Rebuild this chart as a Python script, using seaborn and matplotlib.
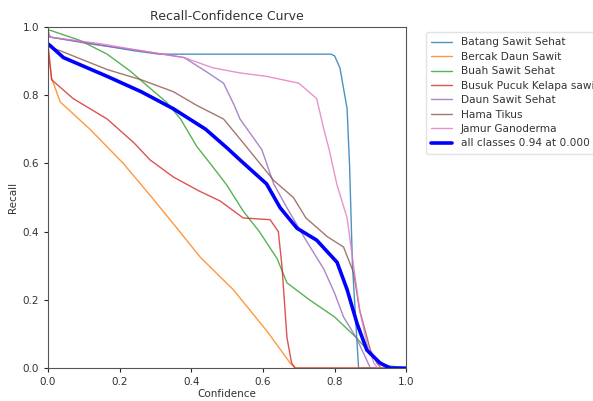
import matplotlib
matplotlib.use("Agg")
import matplotlib.pyplot as plt
import seaborn as sns
import pandas as pd

# ---- data ----
batang_x = [0.0, 0.006, 0.10, 0.24, 0.31, 0.79, 0.80, 0.815, 0.835, 0.842, 0.85, 0.867, 1.0]
batang_y = [0.98, 0.97, 0.955, 0.93, 0.92, 0.92, 0.915, 0.88, 0.76, 0.59, 0.30, 0.0, 0.0]

bercak_x = [0.0, 0.01, 0.034, 0.117, 0.21, 0.29, 0.36, 0.425, 0.517, 0.61, 0.676, 0.69, 1.0]
bercak_y = [0.93, 0.85, 0.78, 0.70, 0.60, 0.50, 0.41, 0.325, 0.23, 0.11, 0.015, 0.0, 0.0]

buah_x = [0.0, 0.006, 0.09, 0.165, 0.23, 0.285, 0.33, 0.37, 0.415, 0.46, 0.50, 0.545, 0.59, 0.64, 0.667, 0.73, 0.80, 0.86, 0.90, 0.93, 1.0]
buah_y = [0.99, 0.99, 0.96, 0.92, 0.87, 0.82, 0.78, 0.73, 0.65, 0.59, 0.535, 0.46, 0.40, 0.32, 0.25, 0.20, 0.15, 0.09, 0.043, 0.01, 0.0]

busuk_x = [0.0, 0.01, 0.07, 0.165, 0.24, 0.285, 0.35, 0.42, 0.48, 0.545, 0.62, 0.643, 0.653, 0.667, 0.68, 0.69, 1.0]
busuk_y = [0.95, 0.845, 0.79, 0.73, 0.66, 0.61, 0.56, 0.52, 0.49, 0.44, 0.435, 0.40, 0.30, 0.09, 0.015, 0.0, 0.0]

daun_x = [0.0, 0.006, 0.117, 0.26, 0.38, 0.44, 0.49, 0.52, 0.536, 0.597, 0.63, 0.667, 0.72, 0.77, 0.80, 0.825, 0.86, 0.89, 0.90, 1.0]
daun_y = [0.98, 0.97, 0.95, 0.93, 0.91, 0.87, 0.835, 0.77, 0.73, 0.64, 0.54, 0.47, 0.375, 0.29, 0.22, 0.15, 0.09, 0.023, 0.0, 0.0]

hama_x = [0.0, 0.006, 0.034, 0.165, 0.26, 0.35, 0.415, 0.49, 0.545, 0.63, 0.685, 0.72, 0.78, 0.825, 0.853, 0.87, 0.90, 0.918, 0.93, 1.0]
hama_y = [0.95, 0.94, 0.93, 0.875, 0.845, 0.81, 0.77, 0.73, 0.66, 0.55, 0.50, 0.44, 0.385, 0.355, 0.28, 0.17, 0.053, 0.015, 0.0, 0.0]

jamur_x = [0.0, 0.006, 0.15, 0.26, 0.38, 0.46, 0.536, 0.61, 0.70, 0.75, 0.77, 0.785, 0.806, 0.835, 0.853, 0.87, 0.89, 0.91, 0.92, 1.0]
jamur_y = [0.99, 0.97, 0.95, 0.93, 0.91, 0.88, 0.865, 0.855, 0.835, 0.79, 0.70, 0.64, 0.54, 0.44, 0.30, 0.17, 0.073, 0.015, 0.0, 0.0]

all_x = [0.0, 0.006, 0.043, 0.165, 0.26, 0.35, 0.44, 0.50, 0.536, 0.61, 0.648, 0.695, 0.75, 0.807, 0.835, 0.863, 0.89, 0.927, 0.955, 1.0]
all_y = [0.95, 0.945, 0.91, 0.855, 0.81, 0.76, 0.70, 0.645, 0.61, 0.54, 0.47, 0.41, 0.375, 0.31, 0.23, 0.13, 0.053, 0.015, 0.0, 0.0]

class_names = ["Batang Sawit Sehat", "Bercak Daun Sawit", "Buah Sawit Sehat",
               "Busuk Pucuk Kelapa sawit", "Daun Sawit Sehat", "Hama Tikus", "Jamur Ganoderma"]
class_x = [batang_x, bercak_x, buah_x, busuk_x, daun_x, hama_x, jamur_x]
class_y = [batang_y, bercak_y, buah_y, busuk_y, daun_y, hama_y, jamur_y]
all_label = "all classes 0.94 at 0.000"

rows = []
for name, xs, ys in zip(class_names, class_x, class_y):
    for x, y in zip(xs, ys):
        rows.append({"Confidence": x, "Recall": y, "cls": name})
df = pd.DataFrame(rows)
df_all = pd.DataFrame({"Confidence": all_x, "Recall": all_y})

sns.set_style("white")
plt.rcParams["font.family"] = ["DejaVu Sans"]

fig = plt.figure(figsize=(5.93, 4.01), dpi=100)
ax = fig.add_axes([0.081, 0.082, 0.604, 0.851])

pal = sns.color_palette("tab10", 7)
sns.lineplot(data=df, x="Confidence", y="Recall", hue="cls", palette=pal,
             units="cls", estimator=None, sort=False, linewidth=1.0, alpha=0.8, ax=ax)
sns.lineplot(data=df_all, x="Confidence", y="Recall", color="blue", linewidth=2.6,
             sort=False, estimator=None, label=all_label, ax=ax)

ax.set_xlim(0, 1)
ax.set_ylim(0, 1)
ax.set_xticks([0, 0.2, 0.4, 0.6, 0.8, 1.0])
ax.set_yticks([0, 0.2, 0.4, 0.6, 0.8, 1.0])
ax.tick_params(labelsize=7.5, length=3, width=0.8, direction="out", bottom=True, left=True,
               labelcolor="#333333")
ax.set_xlabel("Confidence", fontsize=7.5, labelpad=1, color="#333333")
ax.set_ylabel("Recall", fontsize=7.5, labelpad=3, color="#333333")
ax.set_title("Recall-Confidence Curve", fontsize=9, pad=5, color="#333333")
for s in ax.spines.values():
    s.set_color("#555555")
    s.set_linewidth(0.8)

leg = ax.legend(bbox_to_anchor=(1.04, 1.0), loc="upper left", fontsize=7.6, frameon=True,
                handlelength=2.0, borderpad=0.5, labelspacing=0.42)
leg.get_frame().set_edgecolor("#dddddd")
for t in leg.get_texts():
    t.set_color("#333333")

fig.savefig("out.png", dpi=100)
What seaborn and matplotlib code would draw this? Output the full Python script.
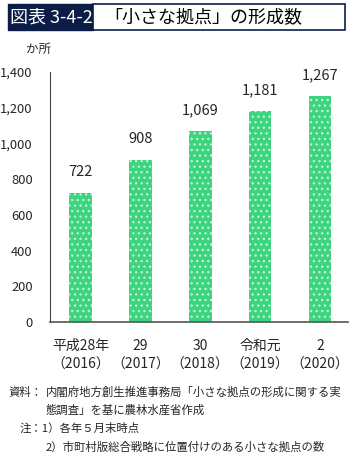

EXERCISE:
Repeat only what lies between the start of the data and the end of the line containing "0.30, 0.0, 0.0]", exactly, with pictures left out.

RIGHT ANSWER:
Rebuild this chart as a Python script, using seaborn and matplotlib.
import matplotlib
matplotlib.use("Agg")
import matplotlib.pyplot as plt
import seaborn as sns
import pandas as pd

# ---- data ----
batang_x = [0.0, 0.006, 0.10, 0.24, 0.31, 0.79, 0.80, 0.815, 0.835, 0.842, 0.85, 0.867, 1.0]
batang_y = [0.98, 0.97, 0.955, 0.93, 0.92, 0.92, 0.915, 0.88, 0.76, 0.59, 0.30, 0.0, 0.0]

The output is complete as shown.